The beautiful and painful perfection I mentioned before came when I got home and found the official birth certificate for my son Logan had finally arrived. Looking at that piece of paper with words like “Father” and “Mother” on it, knowing what that meant in all its context, made me wish that my own mother were there to see it (and of course see the little man it refers to). The pang came swiftly, but I’ve lived with the loss long enough now to where I’ve reached that equilibrium of despair and acceptance. It felt bad, but I knew it should and I was all right with that.

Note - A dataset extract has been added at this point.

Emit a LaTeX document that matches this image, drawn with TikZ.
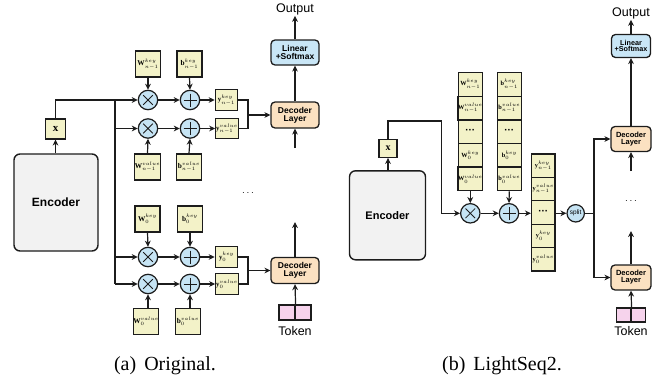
\documentclass[tikz,border=0pt]{standalone}
\usepackage{fontspec}
\setmainfont{Liberation Serif}
\setsansfont{Liberation Sans}
\usetikzlibrary{arrows.meta,calc}

\definecolor{ink}{HTML}{1C1C1C}
\definecolor{boxyel}{HTML}{F3F2C8}
\definecolor{opblue}{HTML}{C6E4F4}
\definecolor{decpeach}{HTML}{FBE1C1}
\definecolor{linblue}{HTML}{C9E6F6}
\definecolor{encgray}{HTML}{F2F2F2}
\definecolor{tokpink}{HTML}{F6D3EC}

\newcommand{\setfs}[1]{\fontsize{#1}{#1}\selectfont}
\newcommand{\stackdots}{{\sffamily\bfseries\setfs{10}\textperiodcentered\textperiodcentered\textperiodcentered}}

\tikzset{
  conn/.style={line width=1.2pt, draw=ink},
  arr/.style={conn, -{Stealth[length=6pt,width=5.8pt]}},
  vbox/.style={draw=ink, line width=1.3pt, fill=boxyel, inner sep=0pt},
  wbox/.style={vbox, minimum width=25pt, minimum height=26pt, font=\setfs{7.3}},
  ybox/.style={vbox, minimum width=22.5pt, minimum height=20.5pt, font=\setfs{6.8}},
  cell/.style={vbox, minimum width=24pt, minimum height=23.6pt, font=\setfs{6.3}},
  enc/.style={draw=ink, line width=1.4pt, fill=encgray, rounded corners=6pt,
    font=\sffamily\bfseries, inner sep=0pt},
  dec/.style={draw=ink, line width=1.3pt, fill=decpeach, rounded corners=4pt,
    align=center, inner sep=0pt, font=\sffamily\bfseries},
  lin/.style={dec, fill=linblue},
  op/.style={circle, draw=ink, line width=1.2pt, fill=opblue,
    minimum size=19.4pt, inner sep=0pt},
  mul/.style={op, path picture={
    \draw[ink, line width=0.8pt]
      ([shift={(-4.8,-4.8)}]path picture bounding box.center) --
      ([shift={(4.8,4.8)}]path picture bounding box.center)
      ([shift={(-4.8,4.8)}]path picture bounding box.center) --
      ([shift={(4.8,-4.8)}]path picture bounding box.center);}},
  add/.style={op, path picture={
    \draw[ink, line width=0.8pt]
      ([shift={(-6.5,0)}]path picture bounding box.center) --
      ([shift={(6.5,0)}]path picture bounding box.center)
      ([shift={(0,-6.5)}]path picture bounding box.center) --
      ([shift={(0,6.5)}]path picture bounding box.center);}},
  tok/.style={draw=ink, line width=1.2pt, fill=tokpink, minimum width=16pt,
    minimum height=15pt, inner sep=0pt},
  lbl/.style={font=\sffamily\setfs{12.5}, inner sep=1pt},
  dotsl/.style={font=\setfs{10}, inner sep=0pt},
  capt/.style={font=\setfs{20}, inner sep=0pt, anchor=base}
}

\begin{document}
\begin{tikzpicture}[x=1pt,y=-1pt]
\useasboundingbox (0,0) rectangle (672,383);

% ---------------- (a) per-layer projections ----------------
\node[enc, minimum width=84pt, minimum height=97pt, font=\sffamily\bfseries\setfs{12}] (encA) at (56,202.5) {Encoder};
\node[vbox, minimum size=20pt, font=\setfs{11}] (xA) at (55.5,129) {$\mathbf{x}$};
\draw[arr] (xA.south |- encA.north) -- (xA.south);

% layer n-1
\node[wbox] (wkA1) at (148,64)    {$\mathbf{W}^{key}_{n-1}$};
\node[wbox] (bkA1) at (189.5,64)  {$\mathbf{b}^{key}_{n-1}$};
\node[mul]  (mA1)  at (148,100) {};
\node[mul]  (mA2)  at (148,128.5) {};
\node[add]  (aA1)  at (190,100) {};
\node[add]  (aA2)  at (190,128.5) {};
\node[ybox] (yA1)  at (226.5,100)   {$\mathbf{y}^{key}_{n-1}$};
\node[ybox] (yA2)  at (227,128.5)   {$\mathbf{y}^{value}_{n-1}$};
\node[wbox] (wvA1) at (147.5,167) {$\mathbf{W}^{value}_{n-1}$};
\node[wbox] (bvA1) at (189,167)   {$\mathbf{b}^{value}_{n-1}$};

% layer 0
\node[wbox] (wkA0) at (147.5,219) {$\mathbf{W}^{key}_{0}$};
\node[wbox] (bkA0) at (190,219)   {$\mathbf{b}^{key}_{0}$};
\node[mul]  (mA3)  at (148,257) {};
\node[mul]  (mA4)  at (148,284) {};
\node[add]  (aA3)  at (190,257) {};
\node[add]  (aA4)  at (190,284) {};
\node[ybox] (yA3)  at (226.5,257) {$\mathbf{y}^{key}_{0}$};
\node[ybox] (yA4)  at (227,284)   {$\mathbf{y}^{value}_{0}$};
\node[wbox] (wvA0) at (146,321.5) {$\mathbf{W}^{value}_{0}$};
\node[wbox] (bvA0) at (188,321.5) {$\mathbf{b}^{value}_{0}$};

% decoder stack
\node[lin, minimum width=48pt, minimum height=25pt, font=\sffamily\bfseries\setfs{8.5}] (linA) at (295,52.5) {Linear\\[-1pt]+Softmax};
\node[lbl] (outA) at (295,9) {Output};
\node[dec, minimum width=48pt, minimum height=26pt, font=\sffamily\bfseries\setfs{8.5}] (decA1) at (295,115) {Decoder\\[-0.5pt]Layer};
\node[dec, minimum width=48pt, minimum height=26pt, font=\sffamily\bfseries\setfs{8.5}] (decA0) at (295,270.5) {Decoder\\[-0.5pt]Layer};
\node[dotsl] (dtA) at (248,193) {$\cdots$};
\node[tok] (tokA1) at (287,312.5) {};
\node[tok] (tokA2) at (303,312.5) {};
\node[lbl] (tokAl) at (295,331.5) {Token};
\coordinate (inA1) at (295,148);
\coordinate (upA0) at (295,222);

% encoder output bus
\coordinate (busA) at (115,100);
\draw[arr] (xA.north) |- (mA1.west);
\draw[conn] (busA) -- (busA |- mA4);
\foreach \m in {mA2,mA3,mA4}
  \draw[arr] (busA |- \m) -- (\m.west);

% products and sums
\foreach \m/\a/\y in {mA1/aA1/yA1, mA2/aA2/yA2, mA3/aA3/yA3, mA4/aA4/yA4} {
  \draw[arr] (\m.east) -- (\a.west);
  \draw[arr] (\a.east) -- (\y.west);
}
\draw[arr] (wkA1.south) -- (mA1.north);
\draw[arr] (bkA1.south) -- (aA1.north);
\draw[arr] (wvA1.north) -- (mA2.south);
\draw[arr] (bvA1.north) -- (aA2.south);
\draw[arr] (wkA0.south) -- (mA3.north);
\draw[arr] (bkA0.south) -- (aA3.north);
\draw[arr] (wvA0.north -| mA4) -- (mA4.south);
\draw[arr] (bvA0.north -| aA4) -- (aA4.south);

% key/value pairs into the decoder layers
\coordinate (jA1) at (248,115);
\coordinate (jA0) at (248,270.5);
\draw[conn] (yA1.east) -| (jA1) |- (yA2.east);
\draw[arr] (jA1) -- (decA1.west);
\draw[conn] (yA3.east) -| (jA0) |- (yA4.east);
\draw[arr] (jA0) -- (decA0.west);

\draw[arr] (inA1) -- (decA1.south);
\draw[arr] (decA1.north) -- (linA.south);
\draw[arr] (linA.north) -- (outA.south);
\draw[arr] (decA0.north) -- (upA0);
\draw[arr] (tokA1.north east) -- (decA0.south);

\node[capt] (capA) at (165,370) {(a)\hspace{0.4em}Original.};

% ---------------- (b) fused projections ----------------
\node[enc, minimum width=76pt, minimum height=89pt, font=\sffamily\bfseries\setfs{11}] (encB) at (387.5,215.3) {Encoder};
\node[vbox, minimum size=18pt, font=\setfs{10}] (xB) at (388,148.3) {$\mathbf{x}$};
\draw[arr] (xB.south |- encB.north) -- (xB.south);

% stacked weights and biases
\node[cell] (wB1) at (470.3,84.5)  {$\mathbf{W}^{key}_{n-1}$};
\node[cell] (wB2) at (470.3,108.1) {$\mathbf{W}^{value}_{n-1}$};
\node[cell] (wB3) at (470.3,131.7) {\stackdots};
\node[cell] (wB4) at (470.3,155.3) {$\mathbf{W}^{key}_{0}$};
\node[cell] (wB5) at (470.3,178.9) {$\mathbf{W}^{value}_{0}$};
\node[cell] (bB1) at (509.3,84.5)  {$\mathbf{b}^{key}_{n-1}$};
\node[cell] (bB2) at (509.3,108.1) {$\mathbf{b}^{value}_{n-1}$};
\node[cell] (bB3) at (509.3,131.7) {\stackdots};
\node[cell] (bB4) at (509.3,155.3) {$\mathbf{b}^{key}_{0}$};
\node[cell] (bB5) at (509.3,178.9) {$\mathbf{b}^{value}_{0}$};

\node[mul] (mB) at (470.3,213.3) {};
\node[add] (aB) at (509,213.3) {};

% stacked outputs
\node[cell, minimum width=23.5pt, minimum height=23.4pt] (yB1) at (543.3,165.7) {$\mathbf{y}^{key}_{n-1}$};
\node[cell, minimum width=23.5pt, minimum height=23.4pt] (yB2) at (543.3,189.1) {$\mathbf{y}^{value}_{n-1}$};
\node[cell, minimum width=23.5pt, minimum height=23.4pt] (yB3) at (543.3,212.5) {\stackdots};
\node[cell, minimum width=23.5pt, minimum height=23.4pt] (yB4) at (543.3,235.9) {$\mathbf{y}^{key}_{0}$};
\node[cell, minimum width=23.5pt, minimum height=23.4pt] (yB5) at (543.3,259.3) {$\mathbf{y}^{value}_{0}$};

\node[op, minimum size=17.4pt, font=\sffamily\setfs{6.5}] (splB) at (575.7,213.3) {split};

% decoder stack
\node[lin, minimum width=39pt, minimum height=23pt, font=\sffamily\bfseries\setfs{7.2}] (linB) at (631,46) {Linear\\[-1pt]+Softmax};
\node[lbl] (outB) at (631,13) {Output};
\node[dec, minimum width=40pt, minimum height=25pt, font=\sffamily\bfseries\setfs{7.5}] (decB1) at (631,139) {Decoder\\[-0.5pt]Layer};
\node[dec, minimum width=40pt, minimum height=25pt, font=\sffamily\bfseries\setfs{7.5}] (decB0) at (631,277.5) {Decoder\\[-0.5pt]Layer};
\node[dotsl] (dtB) at (631,201) {$\cdots$};
\node[tok, minimum width=14.5pt, minimum height=14pt] (tokB1) at (623.75,315) {};
\node[tok, minimum width=14.5pt, minimum height=14pt] (tokB2) at (638.25,315) {};
\node[lbl] (tokBl) at (631,331.5) {Token};
\coordinate (inB1) at (631,171);
\coordinate (upB0) at (631,231);

% connections
\draw[arr] (xB.north) |- (441.7,121) |- (mB.west);
\draw[arr] (wB5.south) -- (mB.north);
\draw[arr] (bB5.south) -- (aB.north);
\draw[arr] (mB.east) -- (aB.west);
\draw[arr] (aB.east) -- (aB.east -| yB3.west);
\draw[arr] (yB3.east |- splB) -- (splB.west);
\coordinate (busB) at (594,213.3);
\draw[conn] (splB.east) -- (busB);
\draw[arr] (busB) |- (decB1.west);
\draw[arr] (busB) |- (decB0.west);

\draw[arr] (inB1) -- (decB1.south);
\draw[arr] (decB1.north) -- (linB.south);
\draw[arr] (linB.north) -- (outB.south);
\draw[arr] (decB0.north) -- (upB0);
\draw[arr] (tokB1.north east) -- (decB0.south);

\node[capt] (capB) at (502,370) {(b)\hspace{0.4em}LightSeq2.};
\end{tikzpicture}
\end{document}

I’m far from advocating that everyone learn to wallow and never try to dig yourself out of black holes, but I also believe the bar of “total recovery” or “you’ll be fine in time” are shamefully inaccurate responses told by people who don’t know what else to say. Sarah’s post has some really good steps on how to handle and recognize grief for yourself and what to say to people you know who are dealing with it, so I won’t redundantly write them here. Those are the many heads of the monster I mention in the title to this article. Your own grief is the original head, but then come the other heads: your family, your friends, society, and random people on the street, swirling and snapping at you with their advice and well-intentioned efforts. How you handle those can be almost as important as how you handle yourself.
When we are faced with these blows dealt by life, we need to remember there is a difference between being happy once again and forgetting the pain. You don’t have to do one to get the other.